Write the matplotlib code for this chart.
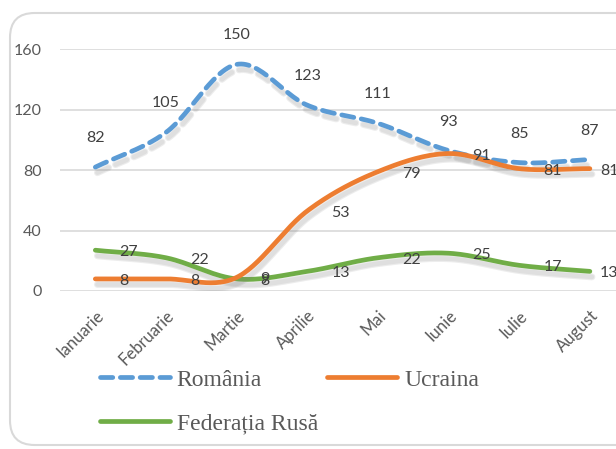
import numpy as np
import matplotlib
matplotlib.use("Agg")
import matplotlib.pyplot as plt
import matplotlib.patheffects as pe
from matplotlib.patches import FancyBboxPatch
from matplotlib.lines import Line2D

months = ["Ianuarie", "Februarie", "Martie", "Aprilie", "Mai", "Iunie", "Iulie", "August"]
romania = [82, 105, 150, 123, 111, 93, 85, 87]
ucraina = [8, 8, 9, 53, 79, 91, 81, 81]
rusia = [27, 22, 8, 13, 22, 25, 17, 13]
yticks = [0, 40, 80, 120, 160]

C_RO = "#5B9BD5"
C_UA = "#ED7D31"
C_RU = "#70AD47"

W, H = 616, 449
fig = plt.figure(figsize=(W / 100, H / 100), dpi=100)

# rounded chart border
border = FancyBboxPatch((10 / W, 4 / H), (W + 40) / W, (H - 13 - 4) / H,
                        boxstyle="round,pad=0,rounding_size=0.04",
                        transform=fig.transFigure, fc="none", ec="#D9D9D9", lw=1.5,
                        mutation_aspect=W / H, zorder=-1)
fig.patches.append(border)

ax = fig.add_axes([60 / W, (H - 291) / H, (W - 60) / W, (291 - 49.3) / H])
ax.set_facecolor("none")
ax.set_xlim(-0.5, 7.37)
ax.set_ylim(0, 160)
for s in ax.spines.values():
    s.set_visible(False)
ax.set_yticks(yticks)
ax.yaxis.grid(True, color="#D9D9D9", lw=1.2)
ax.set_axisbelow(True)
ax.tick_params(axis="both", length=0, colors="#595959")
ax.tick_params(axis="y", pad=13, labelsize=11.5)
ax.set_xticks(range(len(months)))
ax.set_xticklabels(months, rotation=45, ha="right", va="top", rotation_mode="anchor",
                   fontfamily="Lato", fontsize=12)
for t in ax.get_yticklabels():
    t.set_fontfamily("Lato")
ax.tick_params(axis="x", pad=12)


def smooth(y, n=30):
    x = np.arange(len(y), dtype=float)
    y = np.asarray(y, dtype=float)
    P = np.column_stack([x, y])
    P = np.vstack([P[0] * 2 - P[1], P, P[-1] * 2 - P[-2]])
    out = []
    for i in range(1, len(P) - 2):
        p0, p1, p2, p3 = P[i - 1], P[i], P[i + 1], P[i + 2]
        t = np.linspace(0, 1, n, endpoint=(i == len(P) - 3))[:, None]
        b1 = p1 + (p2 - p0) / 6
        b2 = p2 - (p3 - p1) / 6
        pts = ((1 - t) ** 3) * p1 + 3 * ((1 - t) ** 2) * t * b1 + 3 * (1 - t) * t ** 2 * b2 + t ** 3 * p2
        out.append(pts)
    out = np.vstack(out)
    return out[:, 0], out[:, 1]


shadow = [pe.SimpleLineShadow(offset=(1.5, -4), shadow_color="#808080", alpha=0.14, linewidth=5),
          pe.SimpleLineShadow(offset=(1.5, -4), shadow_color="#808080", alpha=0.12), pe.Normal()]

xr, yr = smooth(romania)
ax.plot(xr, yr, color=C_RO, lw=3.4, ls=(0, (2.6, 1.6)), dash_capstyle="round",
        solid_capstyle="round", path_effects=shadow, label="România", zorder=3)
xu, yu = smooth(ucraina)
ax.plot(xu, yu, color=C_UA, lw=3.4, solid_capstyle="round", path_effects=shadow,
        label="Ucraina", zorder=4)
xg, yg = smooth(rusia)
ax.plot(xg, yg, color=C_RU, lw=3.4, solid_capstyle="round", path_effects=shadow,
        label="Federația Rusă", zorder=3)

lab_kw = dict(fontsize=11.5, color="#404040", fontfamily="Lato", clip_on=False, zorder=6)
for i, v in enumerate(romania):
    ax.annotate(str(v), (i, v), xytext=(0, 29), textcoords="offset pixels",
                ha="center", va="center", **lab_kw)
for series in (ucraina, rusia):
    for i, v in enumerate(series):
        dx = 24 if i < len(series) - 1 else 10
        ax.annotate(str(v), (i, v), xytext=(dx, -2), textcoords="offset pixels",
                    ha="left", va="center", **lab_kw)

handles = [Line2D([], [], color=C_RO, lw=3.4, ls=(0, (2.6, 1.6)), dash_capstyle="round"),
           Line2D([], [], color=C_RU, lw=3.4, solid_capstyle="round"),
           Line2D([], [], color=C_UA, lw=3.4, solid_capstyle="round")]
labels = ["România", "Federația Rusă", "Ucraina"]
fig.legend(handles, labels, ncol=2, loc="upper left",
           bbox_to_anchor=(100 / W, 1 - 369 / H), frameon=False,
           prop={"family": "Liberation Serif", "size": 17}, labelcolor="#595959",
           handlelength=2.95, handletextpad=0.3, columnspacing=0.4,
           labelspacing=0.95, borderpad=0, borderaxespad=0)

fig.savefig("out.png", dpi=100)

####

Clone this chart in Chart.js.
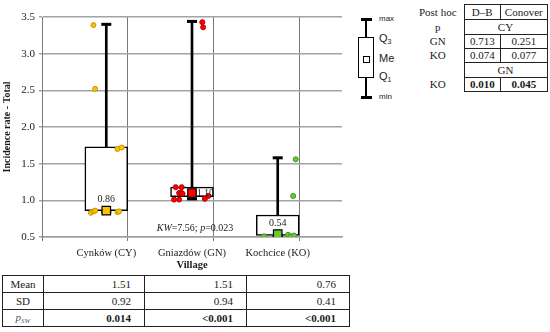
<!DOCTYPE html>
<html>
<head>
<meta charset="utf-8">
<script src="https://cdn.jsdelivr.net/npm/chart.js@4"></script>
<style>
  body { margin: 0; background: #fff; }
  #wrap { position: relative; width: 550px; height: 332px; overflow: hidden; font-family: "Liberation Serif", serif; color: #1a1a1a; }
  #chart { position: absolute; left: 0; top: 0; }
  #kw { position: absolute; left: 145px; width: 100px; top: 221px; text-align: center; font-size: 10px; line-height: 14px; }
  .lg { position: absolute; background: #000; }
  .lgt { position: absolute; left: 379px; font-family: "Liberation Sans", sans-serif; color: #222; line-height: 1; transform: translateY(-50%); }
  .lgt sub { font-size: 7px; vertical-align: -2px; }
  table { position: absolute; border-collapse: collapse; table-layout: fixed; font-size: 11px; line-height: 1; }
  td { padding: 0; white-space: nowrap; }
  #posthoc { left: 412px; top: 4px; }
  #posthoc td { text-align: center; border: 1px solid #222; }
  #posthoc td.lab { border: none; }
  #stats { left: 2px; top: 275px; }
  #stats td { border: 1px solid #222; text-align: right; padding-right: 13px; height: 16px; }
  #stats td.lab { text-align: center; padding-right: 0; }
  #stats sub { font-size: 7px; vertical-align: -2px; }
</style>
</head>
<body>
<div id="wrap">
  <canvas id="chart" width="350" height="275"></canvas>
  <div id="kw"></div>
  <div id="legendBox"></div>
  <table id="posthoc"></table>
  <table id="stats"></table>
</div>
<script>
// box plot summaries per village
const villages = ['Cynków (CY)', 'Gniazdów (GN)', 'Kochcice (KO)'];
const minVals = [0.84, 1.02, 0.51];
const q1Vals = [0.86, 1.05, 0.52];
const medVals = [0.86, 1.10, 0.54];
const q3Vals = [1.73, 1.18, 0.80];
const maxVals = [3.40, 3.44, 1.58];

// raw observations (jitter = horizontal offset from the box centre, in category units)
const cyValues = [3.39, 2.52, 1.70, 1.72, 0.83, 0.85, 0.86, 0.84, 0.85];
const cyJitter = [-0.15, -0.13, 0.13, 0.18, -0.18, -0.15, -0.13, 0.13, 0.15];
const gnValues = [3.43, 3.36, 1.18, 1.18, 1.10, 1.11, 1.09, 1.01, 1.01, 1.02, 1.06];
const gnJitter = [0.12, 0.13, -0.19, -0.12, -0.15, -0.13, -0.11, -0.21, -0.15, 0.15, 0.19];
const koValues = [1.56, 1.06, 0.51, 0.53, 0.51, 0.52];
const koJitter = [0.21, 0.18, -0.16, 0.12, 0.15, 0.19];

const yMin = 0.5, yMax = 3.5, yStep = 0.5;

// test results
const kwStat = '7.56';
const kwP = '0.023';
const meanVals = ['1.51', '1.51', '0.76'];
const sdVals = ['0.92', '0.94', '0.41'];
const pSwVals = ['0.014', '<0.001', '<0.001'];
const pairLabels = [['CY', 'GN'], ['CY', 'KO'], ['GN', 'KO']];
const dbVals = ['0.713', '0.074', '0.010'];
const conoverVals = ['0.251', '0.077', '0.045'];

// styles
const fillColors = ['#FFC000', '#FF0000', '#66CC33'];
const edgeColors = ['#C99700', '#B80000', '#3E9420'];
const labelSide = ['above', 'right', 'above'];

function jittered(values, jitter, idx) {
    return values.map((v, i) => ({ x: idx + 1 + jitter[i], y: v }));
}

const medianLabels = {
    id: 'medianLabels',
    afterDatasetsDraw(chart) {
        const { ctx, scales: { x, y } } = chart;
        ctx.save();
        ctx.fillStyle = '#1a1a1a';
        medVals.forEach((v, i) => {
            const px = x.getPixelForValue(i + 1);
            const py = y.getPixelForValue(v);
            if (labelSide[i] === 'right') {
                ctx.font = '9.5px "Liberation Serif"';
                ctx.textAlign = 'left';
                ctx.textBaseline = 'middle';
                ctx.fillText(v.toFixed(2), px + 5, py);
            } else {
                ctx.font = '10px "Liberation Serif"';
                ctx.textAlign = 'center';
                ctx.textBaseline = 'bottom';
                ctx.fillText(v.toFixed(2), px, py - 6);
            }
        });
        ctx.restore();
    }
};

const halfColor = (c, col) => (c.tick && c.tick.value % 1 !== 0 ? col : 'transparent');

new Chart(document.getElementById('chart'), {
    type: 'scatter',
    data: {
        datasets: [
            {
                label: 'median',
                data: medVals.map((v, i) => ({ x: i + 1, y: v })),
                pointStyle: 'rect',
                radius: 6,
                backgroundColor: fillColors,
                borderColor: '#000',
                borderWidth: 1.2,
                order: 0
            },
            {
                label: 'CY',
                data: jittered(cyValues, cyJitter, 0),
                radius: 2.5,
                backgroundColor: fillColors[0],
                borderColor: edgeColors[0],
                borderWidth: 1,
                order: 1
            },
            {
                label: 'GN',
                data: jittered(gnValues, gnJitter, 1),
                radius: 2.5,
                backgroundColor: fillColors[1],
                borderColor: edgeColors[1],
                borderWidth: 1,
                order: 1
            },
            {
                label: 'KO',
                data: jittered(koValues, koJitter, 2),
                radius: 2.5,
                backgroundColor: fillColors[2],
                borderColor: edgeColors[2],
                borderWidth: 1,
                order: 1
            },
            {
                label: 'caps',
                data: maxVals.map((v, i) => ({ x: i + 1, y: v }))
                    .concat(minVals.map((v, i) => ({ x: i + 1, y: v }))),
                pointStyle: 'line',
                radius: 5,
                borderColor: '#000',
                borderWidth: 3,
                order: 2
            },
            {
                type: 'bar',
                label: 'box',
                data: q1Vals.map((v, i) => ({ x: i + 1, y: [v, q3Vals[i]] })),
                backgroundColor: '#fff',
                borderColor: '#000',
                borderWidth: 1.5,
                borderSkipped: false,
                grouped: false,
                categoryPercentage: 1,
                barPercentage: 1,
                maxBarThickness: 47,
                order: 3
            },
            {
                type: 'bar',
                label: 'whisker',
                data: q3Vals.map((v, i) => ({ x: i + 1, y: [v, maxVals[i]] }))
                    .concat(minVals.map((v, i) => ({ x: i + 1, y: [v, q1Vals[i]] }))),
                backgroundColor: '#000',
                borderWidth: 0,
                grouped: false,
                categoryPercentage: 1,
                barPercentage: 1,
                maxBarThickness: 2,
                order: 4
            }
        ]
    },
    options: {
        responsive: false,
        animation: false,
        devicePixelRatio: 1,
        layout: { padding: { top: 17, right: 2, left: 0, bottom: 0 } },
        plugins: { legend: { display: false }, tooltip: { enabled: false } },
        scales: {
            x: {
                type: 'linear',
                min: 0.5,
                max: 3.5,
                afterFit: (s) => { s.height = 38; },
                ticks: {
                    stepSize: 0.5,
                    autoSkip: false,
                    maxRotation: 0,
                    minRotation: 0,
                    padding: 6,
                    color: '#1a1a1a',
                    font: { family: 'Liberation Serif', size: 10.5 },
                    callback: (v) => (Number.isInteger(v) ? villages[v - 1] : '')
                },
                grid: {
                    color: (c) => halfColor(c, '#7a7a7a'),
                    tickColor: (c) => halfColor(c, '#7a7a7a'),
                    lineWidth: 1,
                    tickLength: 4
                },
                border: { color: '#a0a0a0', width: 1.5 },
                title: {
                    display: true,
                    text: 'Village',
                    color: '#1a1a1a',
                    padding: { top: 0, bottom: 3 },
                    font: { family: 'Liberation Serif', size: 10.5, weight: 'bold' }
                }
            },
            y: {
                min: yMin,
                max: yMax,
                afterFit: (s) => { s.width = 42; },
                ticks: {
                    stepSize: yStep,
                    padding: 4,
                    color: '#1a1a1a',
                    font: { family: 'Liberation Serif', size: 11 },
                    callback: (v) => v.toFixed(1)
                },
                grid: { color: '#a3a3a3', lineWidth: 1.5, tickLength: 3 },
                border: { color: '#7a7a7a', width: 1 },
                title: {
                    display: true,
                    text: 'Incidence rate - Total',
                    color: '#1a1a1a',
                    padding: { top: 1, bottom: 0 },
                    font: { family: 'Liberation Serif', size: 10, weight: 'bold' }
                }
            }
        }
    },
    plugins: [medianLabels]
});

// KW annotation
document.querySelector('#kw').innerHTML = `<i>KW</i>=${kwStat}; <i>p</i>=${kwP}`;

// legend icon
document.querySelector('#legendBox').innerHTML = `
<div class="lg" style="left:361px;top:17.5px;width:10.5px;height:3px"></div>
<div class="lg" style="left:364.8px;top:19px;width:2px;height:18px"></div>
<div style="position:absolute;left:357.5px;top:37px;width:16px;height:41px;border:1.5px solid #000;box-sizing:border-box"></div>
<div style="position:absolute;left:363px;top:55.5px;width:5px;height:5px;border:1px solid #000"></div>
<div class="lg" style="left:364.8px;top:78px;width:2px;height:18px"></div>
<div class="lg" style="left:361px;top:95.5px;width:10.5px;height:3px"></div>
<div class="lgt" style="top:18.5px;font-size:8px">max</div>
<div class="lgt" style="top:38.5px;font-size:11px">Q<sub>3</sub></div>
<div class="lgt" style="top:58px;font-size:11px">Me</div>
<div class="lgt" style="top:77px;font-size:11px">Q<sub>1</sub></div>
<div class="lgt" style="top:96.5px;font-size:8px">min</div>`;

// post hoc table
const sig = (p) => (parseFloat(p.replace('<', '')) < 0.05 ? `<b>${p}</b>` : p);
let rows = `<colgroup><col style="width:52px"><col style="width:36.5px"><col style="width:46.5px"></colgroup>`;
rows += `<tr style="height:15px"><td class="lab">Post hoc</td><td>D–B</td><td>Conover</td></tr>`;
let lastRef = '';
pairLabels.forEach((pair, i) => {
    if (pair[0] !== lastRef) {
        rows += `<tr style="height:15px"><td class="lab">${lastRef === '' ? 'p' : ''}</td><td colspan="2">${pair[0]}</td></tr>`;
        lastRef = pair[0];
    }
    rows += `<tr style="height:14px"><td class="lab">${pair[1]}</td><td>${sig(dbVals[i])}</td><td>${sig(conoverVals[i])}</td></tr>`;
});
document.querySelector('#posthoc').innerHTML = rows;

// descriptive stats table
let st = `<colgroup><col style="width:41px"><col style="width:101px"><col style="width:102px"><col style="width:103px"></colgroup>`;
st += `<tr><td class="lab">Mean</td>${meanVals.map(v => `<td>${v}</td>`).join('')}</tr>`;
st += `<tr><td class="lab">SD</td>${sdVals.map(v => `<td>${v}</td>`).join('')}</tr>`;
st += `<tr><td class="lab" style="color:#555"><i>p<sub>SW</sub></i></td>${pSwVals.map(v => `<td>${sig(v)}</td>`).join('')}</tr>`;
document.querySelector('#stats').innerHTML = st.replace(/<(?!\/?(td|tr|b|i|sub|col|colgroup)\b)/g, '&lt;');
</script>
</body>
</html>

####

_Problem:_ Find the string "this" in the records, then copy each line where it occurs.

_Finished task:_
Write the matplotlib code for this chart.
Clone this chart in Chart.js.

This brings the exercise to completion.